Across the Great Plains: June 1846

Updated: Oct 19, 2021


Explorers, trappers and eventually, all west-bound emigrants followed the winding Platte River four hundred miles across the Great Plains to the Rocky Mountains. A week after crossing the Big Blue River, the Reeds, the Donners, and other members of the Russell Company looked down from a plateau and saw the Platte Valley for the first time. The valley floor had no trees, yet hundreds of wooded islands lay in the shallow, mile-wide river.


Today US Route 77 north, Interstate 80 west, and Kansas-26 west generally follow the same route Virginia’s company took across the Plains near the Platte River. As I drove 450-plus miles from Alcove Spring, Kansas to the city of Scottsbluff, Nebraska I tried to imagine the continuous stretch of farmland, not unlike Interstate 5 from Sacramento to Los Angeles, as it must have looked in 1846 when it was treeless grassland inhabited by herds of buffalo, antelope and elk.

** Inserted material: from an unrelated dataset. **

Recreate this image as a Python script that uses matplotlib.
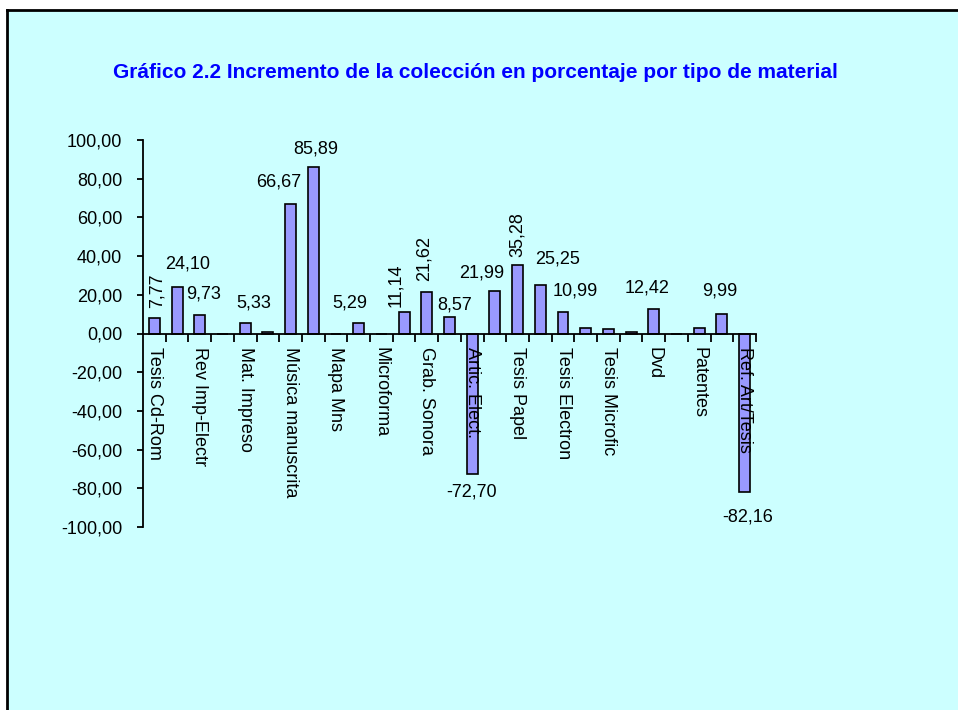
import matplotlib
matplotlib.use('Agg')
import matplotlib.pyplot as plt
import numpy as np
from matplotlib.patches import Rectangle
from matplotlib.lines import Line2D
from matplotlib.ticker import FuncFormatter, FixedLocator

plt.rcParams['font.family'] = ['Liberation Sans', 'DejaVu Sans']

# Datos: incremento (%) por tipo de material (solo se ven las etiquetas pares)
categorias = ['Tesis Cd-Rom', '', 'Rev Imp-Electr', '', 'Mat. Impreso', '',
              'Música manuscrita', '', 'Mapa Mns', '', 'Microforma', '',
              'Grab. Sonora', '', 'Artic. Elect.', '', 'Tesis Papel', '',
              'Tesis Electron', '', 'Tesis Microfic', '', 'Dvd', '',
              'Patentes', '', 'Ref. Art/Tesis']
incremento = [7.77, 24.10, 9.73, 0, 5.33, 0.8, 66.67, 85.89, 0, 5.29, 0,
              11.14, 21.62, 8.57, -72.70, 21.99, 35.28, 25.25, 10.99, 2.6,
              2.5, 0.6, 12.42, 0, 2.6, 9.99, -82.16]
titulo = 'Gráfico 2.2 Incremento de la colección en porcentaje por tipo de material'

# posicion de las etiquetas de datos (dx, dy en pixeles, rotacion)
label_pos = {0: (3, 28, 90), 1: (11, 23, 0), 2: (4, 21, 0), 4: (9, 20, 0),
             6: (-12, 22, 0), 7: (2, 18, 0), 9: (-9, 20, 0), 11: (-8, 27, 90),
             12: (-3, 33, 90), 13: (5, 12, 0), 14: (-1, -18, 0),
             15: (-13, 18, 0), 16: (0, 31, 90), 17: (17, 26, 0),
             18: (12, 21, 0), 22: (-7, 21, 0), 25: (-2, 23, 0),
             26: (3, -25, 0)}


def coma(v):
    return f'{v:.2f}'.replace('.', ',')


fig = plt.figure(figsize=(9.58, 7.10), dpi=100)
fig.patch.set_facecolor('white')

# fondo del grafico
fig.add_artist(Rectangle((7 / 958, 0), 1, 700 / 710, transform=fig.transFigure,
                         facecolor='#CCFFFF', edgecolor='none', zorder=0))
fig.add_artist(Line2D([7 / 958, 7 / 958], [0, 700 / 710], color='black',
                      lw=2, transform=fig.transFigure))
fig.add_artist(Line2D([7 / 958, 1], [700 / 710, 700 / 710], color='black',
                      lw=2, transform=fig.transFigure))

ax = fig.add_axes([143 / 958, 1 - 527 / 710, (756 - 143) / 958,
                   (527 - 140) / 710])
ax.patch.set_visible(False)
ax.set_axisbelow(False)

x = np.arange(len(incremento))
bars = ax.bar(x, incremento, width=0.48, color='#9999FF',
              edgecolor='black', linewidth=1.2, zorder=2)

ax.set_xlim(-0.5, len(incremento) - 0.5)
ax.set_ylim(-100, 100)

for s in ['top', 'right']:
    ax.spines[s].set_visible(False)
ax.spines['bottom'].set_position(('data', 0))
ax.spines['bottom'].set_linewidth(1.3)
ax.spines['left'].set_linewidth(1.3)
ax.spines['bottom'].set_zorder(3)

ax.set_yticks(np.arange(-100, 101, 20))
ax.yaxis.set_major_formatter(FuncFormatter(lambda v, p: coma(v)))
ax.tick_params(axis='y', length=4, width=1.3, pad=11, labelsize=13)

ax.set_xticks(x)
ax.set_xticklabels(categorias, rotation=-90, ha='center', va='top',
                   fontsize=13)
ax.xaxis.set_minor_locator(FixedLocator(np.arange(0.5, len(incremento), 1)))
ax.tick_params(axis='x', which='major', length=0, pad=10)
ax.tick_params(axis='x', which='minor', length=6, width=1.3,
               direction='out')

for i, (dx, dy, rot) in label_pos.items():
    v = incremento[i]
    ax.annotate(coma(v), xy=(i, v), xytext=(dx, dy),
                textcoords='offset pixels', ha='center', va='center',
                rotation=rot, fontsize=13, zorder=4)

fig.text(475 / 958, 1 - 73 / 710, titulo, ha='center', va='center',
         fontsize=15, fontweight='bold', color='#0000FF')

fig.savefig('out.png', dpi=100)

Virginia Reed wrote in her memoirs: “Stretching out before us as far as the eye could reach was a valley as green as emerald, dotted here and there with flowers of every imaginable color, and through this valley flowed the grand old Platte, a wide, rapid, shallow stream….”

Chimney Rock is the landmark pioneers wrote home most about. Its shape is the most fantastic and recognizable.

It was hard to take my eyes off Chimney Rock as I approached. With each mile it seemed to reach higher from the vast, flat plain.

When I approached the city of Scottsbluff, Nebraska and saw Courthouse Rock, as well as Chimney Rock and the Scotts Bluff National Monument, I remembered reading how excited members of the party were when they first came upon these landmarks.


I spent several hours at the informative visitor centers at the Chimney Rock National Historic Site and the Oregon Trail Museum and Visitor Center at the Scotts Bluff National Monument. Both were full of valuable information about westward migration in general, and the plains in particular.


Chimney Rock, left, can be seen from miles away on the flat plain. At one point I left my rental car to climb Courthouse Rock, right, but the “Beware of Rattlesnakes” signs discouraged me!